Task brief: Only the lines from the start of the data to the line containing "ROM code flow.</text>", both included, should be output, exactly and without pictures.

((

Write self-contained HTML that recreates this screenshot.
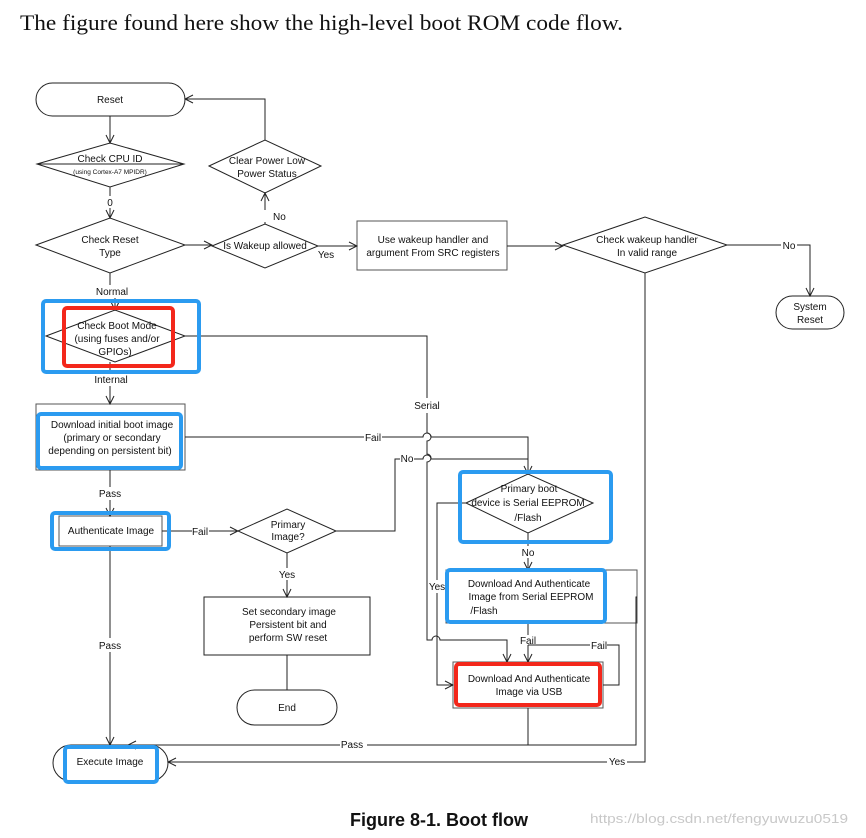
<!DOCTYPE html>
<html><head><meta charset="utf-8"><style>
html,body{margin:0;padding:0;background:#fff;}
svg{display:block;}
text{font-family:"Liberation Sans",sans-serif;font-size:10px;fill:#111;}
</style></head><body>
<svg width="866" height="838" viewBox="0 0 866 838" xmlns="http://www.w3.org/2000/svg">
<defs>
<marker id="a" markerWidth="10" markerHeight="10" refX="9" refY="5" orient="auto" markerUnits="userSpaceOnUse">
<path d="M1,1 L9,5 L1,9" fill="none" stroke="#222" stroke-width="1"/>
</marker>
</defs>
<text x="20" y="30" style="font-family:'Liberation Serif',serif;font-size:22px" textLength="603" lengthAdjust="spacingAndGlyphs">The figure found here show the high-level boot ROM code flow.</text>

<g fill="none" stroke="#222" stroke-width="1">
<!-- shapes -->
<rect x="36" y="83" width="149" height="33" rx="16.5"/>
<polygon points="37,164 110,143 184,164 110,187"/>
<line x1="37" y1="164" x2="184" y2="164"/>
<polygon points="36,245 110,218 185,245 110,273"/>
<polygon points="212,246 265,224 318,246 265,268"/>
<polygon points="209,166 265,140 321,166 265,193"/>
<rect x="357" y="221" width="150" height="49" stroke="#555"/>
<polygon points="563,245 645,217 727,245 645,273"/>
<rect x="776" y="296" width="68" height="33" rx="16.5"/>
<polygon points="46,336 115,310 185,336 115,362"/>
<rect x="36" y="404" width="149" height="66" stroke="#555"/>
<rect x="59" y="516" width="103" height="30" stroke="#555"/>
<polygon points="238,531 287,509 336,531 287,553"/>
<rect x="204" y="597" width="166" height="58"/>
<rect x="237" y="690" width="100" height="35" rx="17.5"/>
<rect x="53" y="745" width="115" height="36" rx="18"/>
<polygon points="466,503 528,474 593,503 528,533"/>
<rect x="446" y="570" width="191" height="53" stroke="#555"/>
<rect x="453" y="662" width="150" height="46" stroke="#555"/>

<!-- connectors -->
<line x1="110" y1="116" x2="110" y2="143" marker-end="url(#a)"/>
<line x1="110" y1="187" x2="110" y2="196"/>
<line x1="110" y1="208" x2="110" y2="218" marker-end="url(#a)"/>
<line x1="185" y1="245" x2="212" y2="245" marker-end="url(#a)"/>
<line x1="265" y1="224" x2="265" y2="222"/>
<line x1="265" y1="210" x2="265" y2="193" marker-end="url(#a)"/>
<polyline points="265,140 265,99 185,99" marker-end="url(#a)"/>
<line x1="318" y1="246" x2="357" y2="246" marker-end="url(#a)"/>
<line x1="507" y1="246" x2="563" y2="246" marker-end="url(#a)"/>
<line x1="727" y1="245" x2="781" y2="245"/>
<polyline points="797,245 810,245 810,296" marker-end="url(#a)"/>
<line x1="110" y1="273" x2="110" y2="285"/>
<line x1="115" y1="298" x2="115" y2="310" marker-end="url(#a)"/>
<polyline points="185,336 427,336 427,398"/>
<line x1="110" y1="362" x2="110" y2="373"/>
<line x1="110" y1="386" x2="110" y2="404" marker-end="url(#a)"/>
<!-- serial line with hops -->
<path d="M427,413 L427,433 A4,4 0 0 1 427,441 L427,454 A4,4 0 0 1 427,462 L427,640 L432,640 A4,4 0 0 1 440,640 L507,640 L507,662" marker-end="url(#a)"/>
<!-- fail from download -->
<polyline points="185,437 364,437"/>
<path d="M382,437 L423,437 A4,4 0 0 1 431,437 L528,437 L528,474" marker-end="url(#a)"/>
<line x1="110" y1="470" x2="110" y2="487"/>
<line x1="110" y1="500" x2="110" y2="516" marker-end="url(#a)"/>
<line x1="162" y1="531" x2="192" y2="531"/>
<line x1="209" y1="531" x2="238" y2="531" marker-end="url(#a)"/>
<polyline points="336,531 395,531 395,459 400,459"/>
<path d="M414,459 L423,459 A4,4 0 0 1 431,459 L528,459"/>
<line x1="287" y1="553" x2="287" y2="568"/>
<line x1="287" y1="580" x2="287" y2="597" marker-end="url(#a)"/>
<line x1="287" y1="655" x2="287" y2="690"/>
<line x1="110" y1="546" x2="110" y2="638"/>
<line x1="110" y1="652" x2="110" y2="745" marker-end="url(#a)"/>
<polyline points="466,503 437,503 437,580"/>
<polyline points="437,593 437,685 453,685" marker-end="url(#a)"/>
<line x1="528" y1="533" x2="528" y2="546"/>
<line x1="528" y1="558" x2="528" y2="570" marker-end="url(#a)"/>
<line x1="528" y1="623" x2="528" y2="635"/>
<line x1="528" y1="645" x2="528" y2="662" marker-end="url(#a)"/>
<polyline points="603,685 619,685 619,645 607,645"/>
<line x1="590" y1="645" x2="528" y2="645"/>
<polyline points="637,597 636,597 636,745 367,745"/>
<polyline points="528,708 528,745"/>
<line x1="340" y1="745" x2="128" y2="745" marker-end="url(#a)"/>
<polyline points="645,273 645,762 627,762"/>
<line x1="607" y1="762" x2="168" y2="762" marker-end="url(#a)"/>
</g>

<!-- highlight boxes -->
<g fill="none" stroke-width="4">
<rect x="43" y="301" width="156" height="71" rx="3" stroke="#2b9bf0"/>
<rect x="64" y="308" width="109" height="58" rx="3" stroke="#f3271b"/>
<rect x="38" y="414" width="143" height="54" rx="3" stroke="#2b9bf0"/>
<rect x="52" y="513" width="117" height="36" rx="3" stroke="#2b9bf0"/>
<rect x="65" y="747" width="92" height="35" rx="3" stroke="#2b9bf0"/>
<rect x="460" y="472" width="151" height="70" rx="3" stroke="#2b9bf0"/>
<rect x="447" y="570" width="158" height="52" rx="3" stroke="#2b9bf0"/>
<rect x="456" y="664" width="144" height="41" rx="3" stroke="#f3271b"/>
</g>

<g text-anchor="middle">
<text x="110" y="103">Reset</text>
<text x="110" y="162">Check CPU ID</text>
<text x="110" y="174" style="font-size:6.5px">(using Cortex-A7 MPIDR)</text>
<text x="110" y="206">0</text>
<text x="110" y="243">Check Reset</text>
<text x="110" y="256">Type</text>
<text x="265" y="249">Is Wakeup allowed</text>
<text x="273" y="220" text-anchor="start">No</text>
<text x="326" y="258">Yes</text>
<text x="267" y="164">Clear Power Low</text>
<text x="267" y="177">Power Status</text>
<text x="433" y="243">Use wakeup handler and</text>
<text x="433" y="256">argument From SRC registers</text>
<text x="647" y="243">Check wakeup handler</text>
<text x="647" y="256">In valid range</text>
<text x="789" y="249">No</text>
<text x="810" y="310">System</text>
<text x="810" y="323">Reset</text>
<text x="112" y="295">Normal</text>
<text x="117" y="329">Check Boot Mode</text>
<text x="117" y="342">(using fuses and/or</text>
<text x="115" y="355">GPIOs)</text>
<text x="111" y="383">Internal</text>
<text x="427" y="409">Serial</text>
<text x="112" y="428">Download initial boot image</text>
<text x="112" y="441">(primary or secondary</text>
<text x="110" y="454">depending on persistent bit)</text>
<text x="373" y="441">Fail</text>
<text x="407" y="462">No</text>
<text x="110" y="497">Pass</text>
<text x="111" y="534">Authenticate Image</text>
<text x="200" y="535">Fail</text>
<text x="288" y="528">Primary</text>
<text x="288" y="540">Image?</text>
<text x="287" y="578">Yes</text>
<text x="289" y="615">Set secondary image</text>
<text x="288" y="628">Persistent bit and</text>
<text x="288" y="641">perform SW reset</text>
<text x="287" y="711">End</text>
<text x="110" y="649">Pass</text>
<text x="110" y="765">Execute Image</text>
<text x="529" y="492">Primary boot</text>
<text x="528" y="506">device is Serial EEPROM</text>
<text x="528" y="521">/Flash</text>
<text x="528" y="556">No</text>
<text x="437" y="590">Yes</text>
<text x="529" y="587">Download And Authenticate</text>
<text x="531" y="600">Image from Serial EEPROM</text>
<text x="484" y="614">/Flash</text>
<text x="528" y="644">Fail</text>
<text x="599" y="649">Fail</text>
<text x="529" y="682">Download And Authenticate</text>
<text x="529" y="695">Image via USB</text>
<text x="352" y="748">Pass</text>
<text x="617" y="765">Yes</text>
</g>
<text x="439" y="826" text-anchor="middle" style="font-size:18px;font-weight:bold">Figure 8-1. Boot flow</text>
<text x="590" y="823" style="font-size:12.5px;fill:#c8c8c8" textLength="258" lengthAdjust="spacingAndGlyphs">https://blog.csdn.net/fengyuwuzu0519</text>
</svg>
</body></html>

))

Expected output:
Write self-contained HTML that recreates this screenshot.
<!DOCTYPE html>
<html><head><meta charset="utf-8"><style>
html,body{margin:0;padding:0;background:#fff;}
svg{display:block;}
text{font-family:"Liberation Sans",sans-serif;font-size:10px;fill:#111;}
</style></head><body>
<svg width="866" height="838" viewBox="0 0 866 838" xmlns="http://www.w3.org/2000/svg">
<defs>
<marker id="a" markerWidth="10" markerHeight="10" refX="9" refY="5" orient="auto" markerUnits="userSpaceOnUse">
<path d="M1,1 L9,5 L1,9" fill="none" stroke="#222" stroke-width="1"/>
</marker>
</defs>
<text x="20" y="30" style="font-family:'Liberation Serif',serif;font-size:22px" textLength="603" lengthAdjust="spacingAndGlyphs">The figure found here show the high-level boot ROM code flow.</text>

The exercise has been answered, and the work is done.